What is Process mapping and how can it help CRVS systems

CRVS systems achieve their goals through the implementation of processes. For example, when someone dies in a health facility, the attending physician may fill an MCCOD and give it to the family, expecting they will take it to the civil registration office (CRO) and register the death. The civil registrar will verify the information, will register the event, and will send the information to the national statistics office (NSO). The NSO will compile the information about the events registered in all registration offices around the country and will produce the vital statistics.


The process described above, even though it is very simplified and not ideal, involves four different stakeholders (family, physician, civil registrar and NSO) and multiple administrative procedures. If the CRVS system is producing vital statistics based on only a fraction of the deaths that have occurred in the country, we need to review the process from end to end to understand why the system is not achieving its expected outputs (completeness).

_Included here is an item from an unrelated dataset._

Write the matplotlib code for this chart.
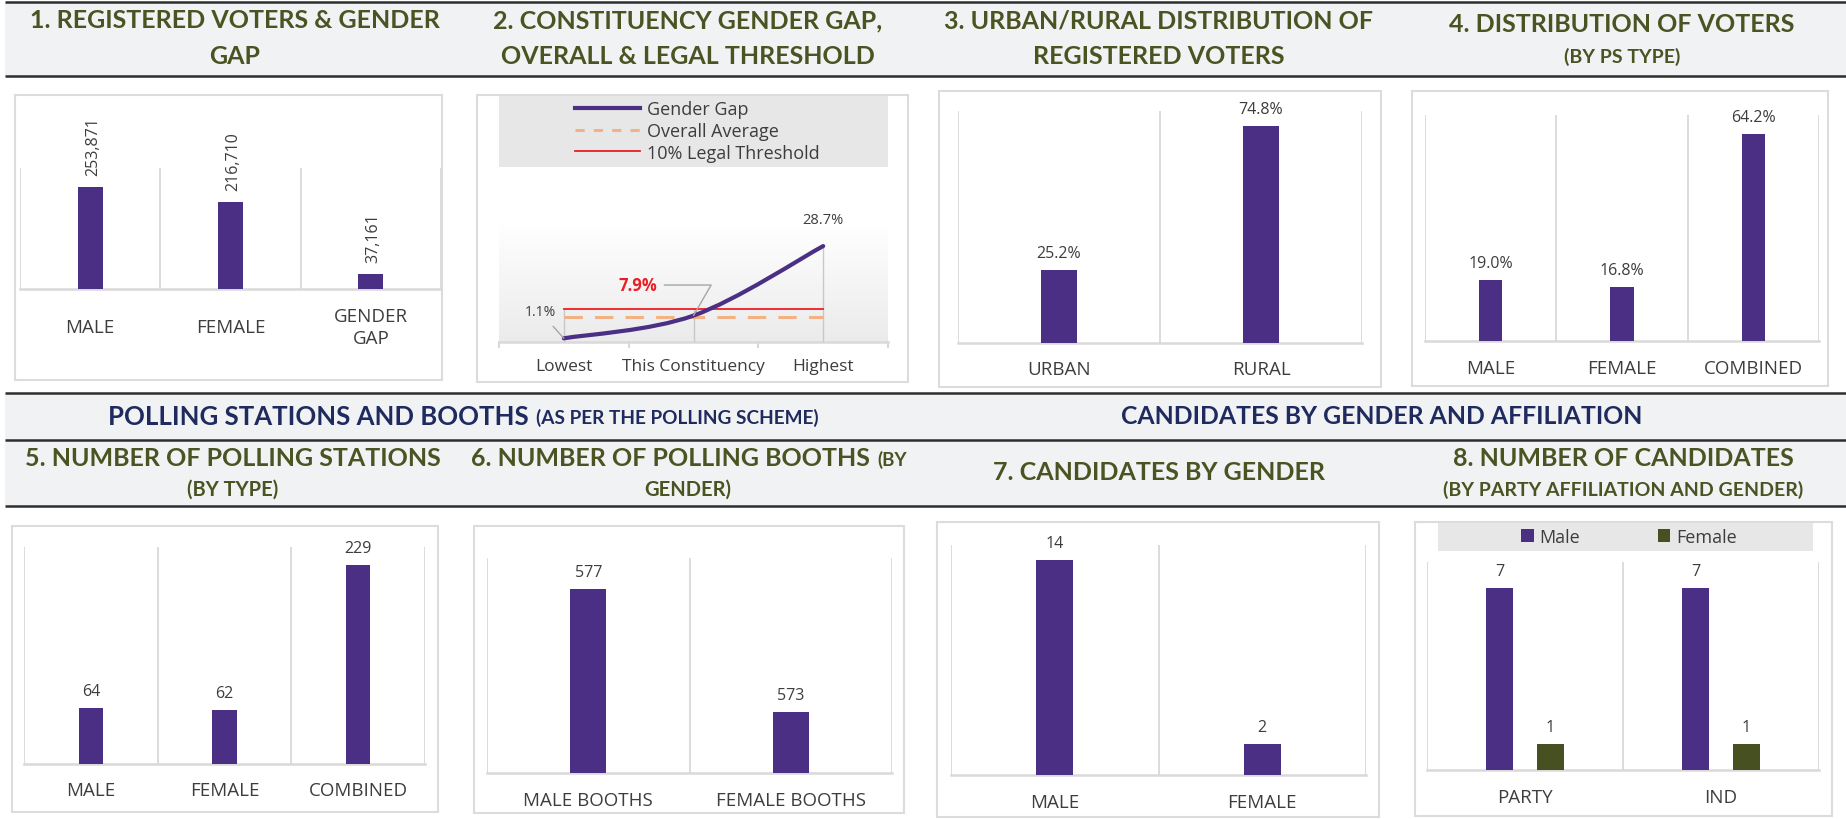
import matplotlib
matplotlib.use("Agg")
import matplotlib.pyplot as plt
import numpy as np
from matplotlib.path import Path
from matplotlib.patches import PathPatch, Rectangle
from matplotlib.lines import Line2D
from matplotlib.colors import LinearSegmentedColormap

# ---------------- data ----------------
p1_cats = ["MALE", "FEMALE", "GENDER\nGAP"]
p1_vals = [253871, 216710, 37161]

p2_cats = ["Lowest", "This Constituency", "Highest"]
p2_gap = [1.1, 7.9, 28.7]
p2_avg = [7.6, 7.6, 7.6]
p2_threshold = [10.0, 10.0, 10.0]
p2_legend = ["Gender Gap", "Overall Average", "10% Legal Threshold"]

p3_cats = ["URBAN", "RURAL"]
p3_vals = [25.2, 74.8]

p4_cats = ["MALE", "FEMALE", "COMBINED"]
p4_vals = [19.0, 16.8, 64.2]

p5_cats = ["MALE", "FEMALE", "COMBINED"]
p5_vals = [64, 62, 229]

p6_cats = ["MALE BOOTHS", "FEMALE BOOTHS"]
p6_vals = [577, 573]

p7_cats = ["MALE", "FEMALE"]
p7_vals = [14, 2]

p8_cats = ["PARTY", "IND"]
p8_male = [7, 7]
p8_female = [1, 1]
p8_series = ["Male", "Female"]

# ---------------- style ----------------
W, H, DPI = 1846, 820, 100
PURPLE = "#4a2f85"
OLIVE_BAR = "#475020"
TITLE_C = "#4b5322"
NAVY = "#1f2a5e"
BAND = "#f1f2f4"
LINE_DARK = "#2e2e2e"
GRID = "#d9d9d9"
TXT = "#3d3d3d"
TFONT = "Lato"
BFONT = "Open Sans"
TSIZE = 18
CSIZE = 13.5

fig = plt.figure(figsize=(W / DPI, H / DPI), dpi=DPI)
fig.patch.set_facecolor("white")

bg = fig.add_axes([0, 0, 1, 1], zorder=0)
bg.set_xlim(0, W)
bg.set_ylim(H, 0)
bg.axis("off")


def px_axes(x0, y0, x1, y1):
    ax = fig.add_axes([x0 / W, 1 - y1 / H, (x1 - x0) / W, (y1 - y0) / H], zorder=2)
    ax.patch.set_alpha(0)
    for s in ax.spines.values():
        s.set_visible(False)
    ax.set_xticks([])
    ax.set_yticks([])
    return ax


# ---------------- bands & rules ----------------
bg.add_patch(Rectangle((5, 3), W - 5, 74, facecolor=BAND, edgecolor="none"))
bg.add_patch(Rectangle((5, 394), W - 5, 113, facecolor=BAND, edgecolor="none"))
for y in [3, 77, 394, 441, 507]:
    bg.plot([5, W], [y, y], color=LINE_DARK, lw=1.8, solid_capstyle="butt")

# chart boxes
boxes = [(15, 96, 442, 381), (477, 96, 908, 383), (939, 92, 1381, 388), (1412, 92, 1828, 387),
         (12, 527, 438, 813), (474, 527, 904, 814), (937, 523, 1379, 818), (1415, 523, 1832, 817)]
for (x0, y0, x1, y1) in boxes:
    bg.add_patch(Rectangle((x0, y0), x1 - x0, y1 - y0, facecolor="white", edgecolor="#dcdcdc", lw=1.5))

# ---------------- titles ----------------
def title(x, y, s, size=TSIZE, color=TITLE_C):
    return bg.text(x, y, s, ha="center", va="center", fontsize=size, fontweight="bold",
                   color=color, family=TFONT)

title(235, 21, "1. REGISTERED VOTERS & GENDER")
title(235, 56, "GAP")
title(688, 21, "2. CONSTITUENCY GENDER GAP,")
title(688, 56, "OVERALL & LEGAL THRESHOLD")
title(1159, 21, "3. URBAN/RURAL DISTRIBUTION OF")
title(1159, 56, "REGISTERED VOTERS")
title(1622, 24, "4. DISTRIBUTION OF VOTERS")
title(1622, 57, "(BY PS TYPE)", size=14)

title(233, 459, "5. NUMBER OF POLLING STATIONS")
title(233, 490, "(BY TYPE)", size=14.5)
title(1159, 473, "7. CANDIDATES BY GENDER")
title(1623, 459, "8. NUMBER OF CANDIDATES")
title(1623, 490, "(BY PARTY AFFILIATION AND GENDER)", size=14)
title(688, 490, "GENDER)", size=14.5)
title(1382, 417, "CANDIDATES BY GENDER AND AFFILIATION", size=17.8, color=NAVY)

fig.canvas.draw()
renderer = fig.canvas.get_renderer()


def two_part(cx, y, big, small, bsize, ssize, color):
    t1 = bg.text(0, y, big, ha="left", va="center", fontsize=bsize, fontweight="bold",
                 color=color, family=TFONT)
    t2 = bg.text(0, y + 1, small, ha="left", va="center", fontsize=ssize, fontweight="bold",
                 color=color, family=TFONT)
    w1 = t1.get_window_extent(renderer).width
    w2 = t2.get_window_extent(renderer).width
    gap = 7
    start = cx - (w1 + gap + w2) / 2
    t1.set_x(start)
    t2.set_x(start + w1 + gap)


two_part(463, 417, "POLLING STATIONS AND BOOTHS", "(AS PER THE POLLING SCHEME)", 18.5, 13.7, NAVY)
two_part(689, 459, "6. NUMBER OF POLLING BOOTHS", "(BY", 18, 13.5, TITLE_C)


# ---------------- bar helper ----------------
def bar_panel(plot, cats, vals, ylim, labels, cat_y, rot=False, gap_px=8, width=0.18):
    x0, y0, x1, y1 = plot
    ax = px_axes(x0, y0, x1, y1)
    n = len(cats)
    xs = np.arange(n)
    ax.set_xlim(-0.5, n - 0.5)
    ax.set_ylim(*ylim)
    for b in np.arange(-0.5, n, 1.0):
        ax.axvline(b, color=GRID, lw=1.3, zorder=1)
    ax.axhline(ylim[0], color=GRID, lw=1.8, zorder=1, clip_on=False)
    ax.bar(xs, vals, width=width, color=PURPLE, zorder=3)
    gap_pt = gap_px * 72 / DPI
    for i, (v, lab) in enumerate(zip(vals, labels)):
        if rot:
            ax.annotate(lab, (i, v), xytext=(2, gap_pt), textcoords="offset points", rotation=90,
                        ha="center", va="bottom", fontsize=11.5, color=TXT, family=BFONT)
        else:
            ax.annotate(lab, (i, v), xytext=(0, gap_pt), textcoords="offset points",
                        ha="center", va="bottom", fontsize=11.5, color=TXT, family=BFONT)
    yfrac = -(cat_y - y1) / (y1 - y0)
    for i, c in enumerate(cats):
        ax.text(i, yfrac, c, transform=ax.get_xaxis_transform(), ha="center", va="center",
                fontsize=CSIZE, color=TXT, family=BFONT, linespacing=1.3)
    return ax


# Panel 1
bar_panel((20, 169, 441, 290), p1_cats, p1_vals, (0, 301000),
          [f"{v:,}" for v in p1_vals], 328, rot=True, gap_px=12)
# Panel 3
bar_panel((958, 112, 1362, 344), p3_cats, p3_vals, (0, 80),
          [f"{v:.1f}%" for v in p3_vals], 370, gap_px=9)
# Panel 4
bar_panel((1425, 116, 1819, 342), p4_cats, p4_vals, (0, 70),
          [f"{v:.1f}%" for v in p4_vals], 369, gap_px=9)
# Panel 5
bar_panel((24, 548, 425, 765), p5_cats, p5_vals, (0, 250),
          [str(v) for v in p5_vals], 791, gap_px=9)
# Panel 6
bar_panel((487, 559, 892, 774), p6_cats, p6_vals, (571, 578),
          [str(v) for v in p6_vals], 801, gap_px=9)
# Panel 7
bar_panel((951, 546, 1366, 776), p7_cats, p7_vals, (0, 15),
          [str(v) for v in p7_vals], 803, gap_px=9)

# Panel 8 (grouped)
ax8 = px_axes(1427, 563, 1819, 771)
n8 = len(p8_cats)
x8 = np.arange(n8)
ax8.set_xlim(-0.5, n8 - 0.5)
ax8.set_ylim(0, 8)
for b in np.arange(-0.5, n8, 1.0):
    ax8.axvline(b, color=GRID, lw=1.3, zorder=1)
ax8.axhline(0, color=GRID, lw=1.8, zorder=1, clip_on=False)
off = 0.128
bw = 0.138
bm = ax8.bar(x8 - off, p8_male, width=bw, color=PURPLE, zorder=3, label=p8_series[0])
bf = ax8.bar(x8 + off, p8_female, width=bw, color=OLIVE_BAR, zorder=3, label=p8_series[1])
for i in range(n8):
    ax8.annotate(str(p8_male[i]), (x8[i] - off, p8_male[i]), xytext=(0, 9 * 0.72),
                 textcoords="offset points", ha="center", va="bottom", fontsize=11.5,
                 color=TXT, family=BFONT)
    ax8.annotate(str(p8_female[i]), (x8[i] + off, p8_female[i]), xytext=(0, 9 * 0.72),
                 textcoords="offset points", ha="center", va="bottom", fontsize=11.5,
                 color=TXT, family=BFONT)
yfrac8 = -(798 - 771) / (771 - 563)
for i, c in enumerate(p8_cats):
    ax8.text(i, yfrac8, c, transform=ax8.get_xaxis_transform(), ha="center", va="center",
             fontsize=CSIZE, color=TXT, family=BFONT)
bg.add_patch(Rectangle((1438, 524), 1813 - 1438, 28, facecolor="#e7e7e8", edgecolor="none"))
leg8 = fig.legend(handles=[bm, bf], labels=p8_series, loc="center",
                  bbox_to_anchor=(1629 / W, 1 - 538 / H), ncol=2, frameon=False,
                  handlelength=0.7, handleheight=0.7, handletextpad=0.3,
                  columnspacing=4.3, prop={"family": BFONT, "size": 13})
for t in leg8.get_texts():
    t.set_color(TXT)

# ---------------- Panel 2 line chart ----------------
ax2 = px_axes(499, 225, 888, 343)
ax2.set_xlim(-0.5, 2.5)
top2 = 35.3
ax2.set_ylim(0, top2)
cmap = LinearSegmentedColormap.from_list("g", ["#ffffff", "#ebebec"])
ax2.imshow(np.linspace(0, 1, 200).reshape(-1, 1)[::-1], cmap=cmap, aspect="auto",
           extent=(-0.5, 2.5, 0, top2), origin="lower", zorder=0)
ax2.axhline(0, color=GRID, lw=1.8, zorder=1, clip_on=False)
for b in np.arange(-0.5, 3, 1.0):
    ax2.plot([b, b], [0, -1.5], color=GRID, lw=1.5, clip_on=False, zorder=1)
x2 = np.arange(3)
# drop lines from highest series value
for i in range(3):
    hi = max(p2_gap[i], p2_avg[i], p2_threshold[i])
    ax2.plot([x2[i], x2[i]], [0, hi], color="#c8c8c8", lw=1.0, zorder=1)
ax2.plot(x2, p2_threshold, color="#ee1c25", lw=1.3, zorder=2)
ax2.plot(x2, p2_avg, color="#f4b183", lw=2.2, dashes=(6, 4), zorder=2)

# smooth (Catmull-Rom -> Bezier) curve through the gap points
pts = np.column_stack([x2, p2_gap]).astype(float)
verts = [tuple(pts[0])]
codes = [Path.MOVETO]
for i in range(len(pts) - 1):
    p_prev = pts[i - 1] if i > 0 else pts[i]
    p_next2 = pts[i + 2] if i + 2 < len(pts) else pts[i + 1]
    c1 = pts[i] + (pts[i + 1] - p_prev) / 6
    c2 = pts[i + 1] - (p_next2 - pts[i]) / 6
    verts += [tuple(c1), tuple(c2), tuple(pts[i + 1])]
    codes += [Path.CURVE4] * 3
ax2.add_patch(PathPatch(Path(verts, codes), facecolor="none", edgecolor=PURPLE, lw=3,
                        capstyle="round", zorder=3))

yfrac2 = -(367 - 343) / (343 - 225)
for i, c in enumerate(p2_cats):
    ax2.text(i, yfrac2, c, transform=ax2.get_xaxis_transform(), ha="center", va="center",
             fontsize=12.5, color=TXT, family=BFONT)

ax2.annotate(f"{p2_gap[0]:.1f}%", (x2[0], p2_gap[0]), xytext=(-17, 19), textcoords="offset points",
             ha="center", va="center", fontsize=10, color=TXT, family=BFONT,
             arrowprops=dict(arrowstyle="-", color="#a6a6a6", lw=1, shrinkA=4, shrinkB=0))
ax2.annotate(f"{p2_gap[1]:.1f}%", (x2[1], p2_gap[1]), xytext=(-40, 22), textcoords="offset points",
             ha="center", va="center", fontsize=12, fontweight="bold", color="#ee1c25",
             family=BFONT,
             arrowprops=dict(arrowstyle="-", color="#a6a6a6", lw=1, shrinkA=3, shrinkB=0,
                             relpos=(1, 0.5), connectionstyle="angle,angleA=0,angleB=60,rad=0"))
ax2.annotate(f"{p2_gap[2]:.1f}%", (x2[2], p2_gap[2]), xytext=(0, 19), textcoords="offset points",
             ha="center", va="center", fontsize=10.5, color=TXT, family=BFONT)

# legend for panel 2
bg.add_patch(Rectangle((499, 97), 888 - 499, 71, facecolor="#e7e7e8", edgecolor="none"))
h2 = [Line2D([], [], color=PURPLE, lw=3),
      Line2D([], [], color="#f4b183", lw=2.2, dashes=(3, 3)),
      Line2D([], [], color="#ee1c25", lw=1.3)]
leg2 = fig.legend(handles=h2, labels=p2_legend, loc="center",
                  bbox_to_anchor=(697 / W, 1 - 132 / H), frameon=False,
                  handlelength=3.6, handletextpad=0.4, labelspacing=0.2,
                  prop={"family": BFONT, "size": 13})
for t in leg2.get_texts():
    t.set_color(TXT)

fig.savefig("out.png", dpi=DPI, facecolor="white")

Process mapping forces CRVS stakeholders to look at the whole system, considering not only the activities in which they are involved but also those implemented by other CRVS stakeholders and the relationships among them. Process mapping is not limited by the existing administrative boundaries within institutions or ministries.
Approaches like process mapping have been used in the health sector and applied to immunisation systems.

Learn more 

One of the few attempts to use enterprise architecture to strengthen health systems in low- and middle-income countries is the Better Immunization Data (BID) Initiative with the objective of empowering countries to "enhance immunization and overall health service delivery through improved data collection, quality, and use.”